3. Demgegenüber möchte die Klägerin die vermeintliche Antinomie des § 2 Abs 2 lit a und § 18 Abs 1 KV im Ergebnis so lösen, dass der Begriff des Monats iSd § 2 Abs 2 lit a KV auf eine vierwöchige Zeitspanne zu reduzieren sei. Dafür bringt sie vor, die Regelung des § 18 Z 1 KV stelle aufgrund des Merkmals „jederzeitige beidseitige Auflösung“ offensichtlich auch auf das Arbeitsverhältnis auf Probe ab, sei daher als Spezifizierung der generellen Regelung des § 2 Abs 2 lit a KV zu verstehen. Wenn im KV eine jederzeitige Lösungsmöglichkeit des Dienstverhältnisses durch Arbeitgeber und Arbeitnehmer in den ersten vier Wochen vorgesehen sei, sei nicht einzusehen, warum unter einem Probemonat eine längere Frist verstanden werden solle. Wie auch im Fleischergewerbe häufig, könne das Wort Monat auch im Sinn eines Zeitraums von (rund) vier Wochen verstanden werden, zumal der Kollektivvertrag auf Arbeitswochen aufbaue und die Beendigung des Dienstverhältnisses generell zu Ende einer Arbeitswoche vorsehe.
4. Bereits die Wortinterpretation der in § 2 Abs 2 lit a KV enthaltenen Wortfolge „bis höchstens ein Monat“ ergibt jedoch ein eindeutiges Ergebnis für die Bedeutung des Wortes Monat. Dieses steht darüber hinaus im Einklang mit der allgemeinen Regelung des § 1158 Abs 2 ABGB, wonach ein auf Probe vereinbartes Dienstverhältnis „während des ersten Monates“ von beiden Teilen jederzeit gelöst werden kann (ebenso § 19 Abs 2 AngG: Dienstverhältnis auf Probe „für die Höchstdauer eines Monats“). Auch vor dem Hintergrund, dass die Dauer eines Probemonats landläufig als ein Monat verstanden wird, kann den Kollektivvertragsparteien nicht unterstellt werden, mit der in § 2 Abs 2 lit a KV verwendeten Wortfolge des Arbeitsverhältnisses auf Probe „bis höchstens ein Monat“ eine Dauer von vier Wochen gemeint zu haben.

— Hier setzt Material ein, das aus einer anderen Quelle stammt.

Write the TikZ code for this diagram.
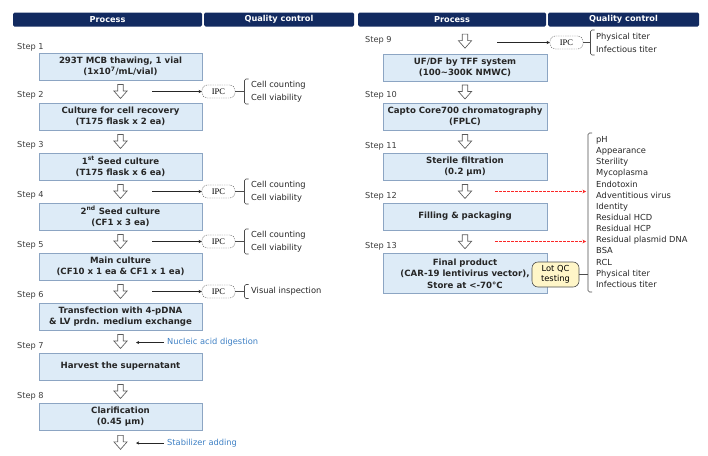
\documentclass[tikz,border=0pt]{standalone}
\usepackage{fontspec}
\setmainfont{DejaVu Sans}
\newfontfamily\ipcfont{Liberation Serif}
\usetikzlibrary{arrows.meta,calc}
\definecolor{navy}{RGB}{18,42,96}
\definecolor{boxfill}{RGB}{221,235,247}
\definecolor{boxline}{RGB}{140,165,195}
\definecolor{bluetxt}{RGB}{62,128,196}
\definecolor{redarr}{RGB}{250,40,40}
\definecolor{lotfill}{RGB}{255,246,200}
\definecolor{steptxt}{RGB}{60,60,60}
\tikzset{
  hdr/.style={fill=navy, rounded corners=1.5pt, text=white, font=\bfseries\fontsize{8.2}{9}\selectfont, minimum height=14pt, inner sep=0pt},
  procbox/.style={draw=boxline, fill=boxfill, line width=0.7pt, align=center, font=\bfseries\fontsize{8.6}{11.5}\selectfont, minimum height=27pt, inner sep=1pt, text=black!85},
  stepl/.style={anchor=west, font=\fontsize{8.2}{9}\selectfont, text=steptxt, inner sep=0pt},
  ipcbox/.style={draw=black!60, dash pattern=on 1.4pt off 0.9pt, rounded corners=5pt, minimum width=33pt, minimum height=13pt, inner sep=0pt, font=\ipcfont\fontsize{8.5}{9}\selectfont, fill=white},
  qctxt/.style={anchor=west, align=left, font=\fontsize{8.3}{13}\selectfont, inner sep=0pt, text=black!85},
  feed/.style={draw=black!85, line width=0.55pt, -{Stealth[length=3.2pt,width=3.2pt]}},
  plainln/.style={draw=black!70, line width=0.5pt},
  brk/.style={draw=black!70, line width=0.6pt, rounded corners=1.5pt},
  hollow/.style={draw=black!65, fill=white, line width=0.65pt, line join=miter},
  downarr/.pic={\draw[hollow] (-2.7,-7) -- (2.7,-7) -- (2.7,-0.5) -- (6.6,-0.5) -- (0,7) -- (-6.6,-0.5) -- (-2.7,-0.5) -- cycle;},
  addtxt/.style={anchor=west, font=\fontsize{8.3}{9}\selectfont, text=bluetxt, inner sep=0pt},
  redfeed/.style={draw=redarr, line width=1pt, dash pattern=on 2.5pt off 1.5pt, -{Stealth[length=3.5pt,width=3.5pt]}},
  lotqc/.style={draw=black!70, fill=lotfill, rounded corners=6pt, line width=0.6pt, align=center, font=\fontsize{8.3}{10.5}\selectfont, minimum width=47pt, minimum height=25pt, inner sep=0pt}
}
\begin{document}
\begin{tikzpicture}[x=1pt,y=-1pt]
\useasboundingbox (0,0) rectangle (708,455);
% headers
\node[hdr, minimum width=189pt] (hp1) at (107.5,19.5) {Process};
\node[hdr, minimum width=150pt] (hq1) at (279,19.5) {Quality control};
\node[hdr, minimum width=188pt] (hp2) at (452,19.5) {Process};
\node[hdr, minimum width=151pt] (hq2) at (623.5,19.5) {Quality control};
% left process boxes
\node[procbox, minimum width=163pt] (b1) at (120.5,66.5) {293T MCB thawing, 1 vial\\(1x10\textsuperscript{7}/mL/vial)};
\node[procbox, minimum width=163pt] (b2) at (120.5,116.5) {Culture for cell recovery\\(T175 flask x 2 ea)};
\node[procbox, minimum width=163pt] (b3) at (120.5,166.5) {1\textsuperscript{st} Seed culture\\(T175 flask x 6 ea)};
\node[procbox, minimum width=163pt] (b4) at (120.5,216.5) {2\textsuperscript{nd} Seed culture\\(CF1 x 3 ea)};
\node[procbox, minimum width=163pt] (b5) at (120.5,266.5) {Main culture\\(CF10 x 1 ea \& CF1 x 1 ea)};
\node[procbox, minimum width=163pt] (b6) at (120.5,316.5) {Transfection with 4-pDNA\\\& LV prdn. medium exchange};
\node[procbox, minimum width=163pt] (b7) at (120.5,366.5) {Harvest the supernatant};
\node[procbox, minimum width=163pt] (b8) at (120.5,416.5) {Clarification\\(0.45 µm)};
% right process boxes
\node[procbox, minimum width=164pt] (b9) at (465,67.5) {UF/DF by TFF system\\(100\textasciitilde 300K NMWC)};
\node[procbox, minimum width=164pt] (b10) at (465,116.5) {Capto Core700 chromatography\\(FPLC)};
\node[procbox, minimum width=164pt] (b11) at (465,166.5) {Sterile filtration\\(0.2 µm)};
\node[procbox, minimum width=164pt] (b12) at (465,216.5) {Filling \& packaging};
\node[procbox, minimum width=164pt, minimum height=40pt] (b13) at (465,273.5) {Final product\\(CAR-19 lentivirus vector),\\Store at <-70°C};
% gap coordinates
\path (b1.south) -- (b2.north) coordinate[midway] (g2);
\path (b2.south) -- (b3.north) coordinate[midway] (g3);
\path (b3.south) -- (b4.north) coordinate[midway] (g4);
\path (b4.south) -- (b5.north) coordinate[midway] (g5);
\path (b5.south) -- (b6.north) coordinate[midway] (g6);
\path (b6.south) -- (b7.north) coordinate[midway] (g7);
\path (b7.south) -- (b8.north) coordinate[midway] (g8);
\coordinate (g8b) at ($(b8.south)+(0,12)$);
\coordinate (g9) at ($(b9.north)+(0,-12.5)$);
\path (b9.south) -- (b10.north) coordinate[midway] (g10);
\path (b10.south) -- (b11.north) coordinate[midway] (g11);
\path (b11.south) -- (b12.north) coordinate[midway] (g12);
\path (b12.south) -- (b13.north) coordinate[midway] (g13);
\foreach \g in {g2,g3,g4,g5,g6,g7,g8,g8b,g9,g10,g11,g12,g13} {\pic at (\g) {downarr};}
% step labels
\node[stepl] (s1) at (17,47) {Step 1};
\node[stepl] (s2) at (17,95) {Step 2};
\node[stepl] (s3) at (17,145) {Step 3};
\node[stepl] (s4) at (17,195.5) {Step 4};
\node[stepl] (s5) at (17,245.5) {Step 5};
\node[stepl] (s6) at (17,295.5) {Step 6};
\node[stepl] (s7) at (17,346) {Step 7};
\node[stepl] (s8) at (17,396) {Step 8};
\node[stepl] (s9) at (365,40) {Step 9};
\node[stepl] (s10) at (365,95.5) {Step 10};
\node[stepl] (s11) at (365,146) {Step 11};
\node[stepl] (s12) at (365,196) {Step 12};
\node[stepl] (s13) at (365,246) {Step 13};
% left IPCs
\foreach \n/\yy in {2/91.5,4/191.5,5/241.5,6/291.5} {
  \node[ipcbox] (ipc\n) at (218.5,\yy) {IPC};
  \coordinate (fs\n) at (152,\yy);
  \coordinate (k\n) at (244.5,\yy);
  \draw[feed] (fs\n) -- (ipc\n.west);
  \draw[plainln] (ipc\n.east) -- (k\n);
}
\foreach \n/\yy in {2/91.5,4/191.5,5/241.5} {
  \draw[brk] (248.5,\yy-12.5) -- (244.5,\yy-12.5) -- (244.5,\yy+12.5) -- (248.5,\yy+12.5);
  \node[qctxt] (q\n) at (251,\yy) {Cell counting\\Cell viability};
}
\draw[brk] (248.5,284.5) -- (244.5,284.5) -- (244.5,298.5) -- (248.5,298.5);
\node[qctxt] (q6) at (251,291.5) {Visual inspection};
% additions
\node[addtxt] (nad) at (167,342.5) {Nucleic acid digestion};
\coordinate (nadt) at (136,342.5);
\draw[feed, shorten <=3pt] (nad.west) -- (nadt);
\node[addtxt] (stab) at (167,443) {Stabilizer adding};
\coordinate (stabt) at (136,443);
\draw[feed, shorten <=3pt] (stab.west) -- (stabt);
% right IPC
\node[ipcbox] (ipc9) at (566.5,42.5) {IPC};
\coordinate (fs9) at (497,42.5);
\coordinate (k9) at (590.5,42.5);
\draw[feed] (fs9) -- (ipc9.west);
\draw[plainln] (ipc9.east) -- (k9);
\draw[brk] (594.5,30) -- (590.5,30) -- (590.5,55) -- (594.5,55);
\node[qctxt] (q9) at (596,42.5) {Physical titer\\Infectious titer};
% lot QC list
\draw[brk] (592,133) -- (588,133) -- (588,292) -- (592,292);
\node[qctxt, font=\fontsize{8.3}{11.15}\selectfont] (qlist) at (596,212) {pH\\Appearance\\Sterility\\Mycoplasma\\Endotoxin\\Adventitious virus\\Identity\\Residual HCD\\Residual HCP\\Residual plasmid DNA\\BSA\\RCL\\Physical titer\\Infectious titer};
\coordinate (r1s) at (495,191.5);
\coordinate (r1e) at (586,191.5);
\coordinate (r2s) at (495,241.5);
\coordinate (r2e) at (586,241.5);
\draw[redfeed] (r1s) -- (r1e);
\draw[redfeed] (r2s) -- (r2e);
\node[lotqc] (lot) at (555.5,274.5) {Lot QC\\testing};
\coordinate (klot) at (588,274.5);
\draw[plainln] (lot.east) -- (klot);
\end{tikzpicture}
\end{document}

5. Ungeachtet der kollektivvertraglichen Systematik ist § 2 Abs 2 lit a KV auch nicht dahin zu verstehen, dass er nur für die Begründung eines Arbeitsverhältnisses mit Probezeit Bedeutung hätte, während § 18 dessen Lösung regle. Denn wie bereits das Erstgericht zutreffend dargelegt hat, kann die in § 18 Abs 1 KV vorgesehene Lösungsbefugnis schon deshalb nicht als Einschränkung der Auflösbarkeit des in § 2 Abs 2 lit a KV vorgesehenen Arbeitsverhältnisses auf Probe gedeutet werden, weil sonst der Eingehung eines Arbeitsverhältnisses auf Probe „bis höchstens ein Monat“ keine Bedeutung zukäme. Die Frage, ob den Kollektivvertragsparteien diese unterschiedlichen Auflösungsfristen bewusst waren, muss hier dahingestellt bleiben.
6. Im Ergebnis steht damit die Regelung des § 18 Abs 1 KV der Wirksamkeit einer innerhalb eines Monats erklärten Auflösung eines Arbeitsverhältnisses, bei dem der erste Monat iSd § 2 Abs 2 lit a KV als Probemonat vereinbart wurde, auch dann nicht entgegen, wenn die Auflösung zwar nach Ablauf von vier Wochen, jedoch noch innerhalb des Probemonats erfolgt ist.
7. Die Vorinstanzen sind danach zutreffend zum Ergebnis gelangt, dass die vertragliche Vereinbarung der Streitteile eines Probemonats, während dessen beide Teile das Dienstverhältnis mit sofortiger Wirkung lösen können, gegen kein dem Arbeitnehmer günstigeres kollektivvertragliches Recht (§ 3 Abs 1 ArbVG) verstößt. Da das Arbeitsverhältnis der Klägerin folglich rechtzeitig innerhalb der Probezeit beendet wurde, ist ihrer Revision keine Folge zu geben.
Die Kostenentscheidung beruht auf den §§ 41, 50 ZPO.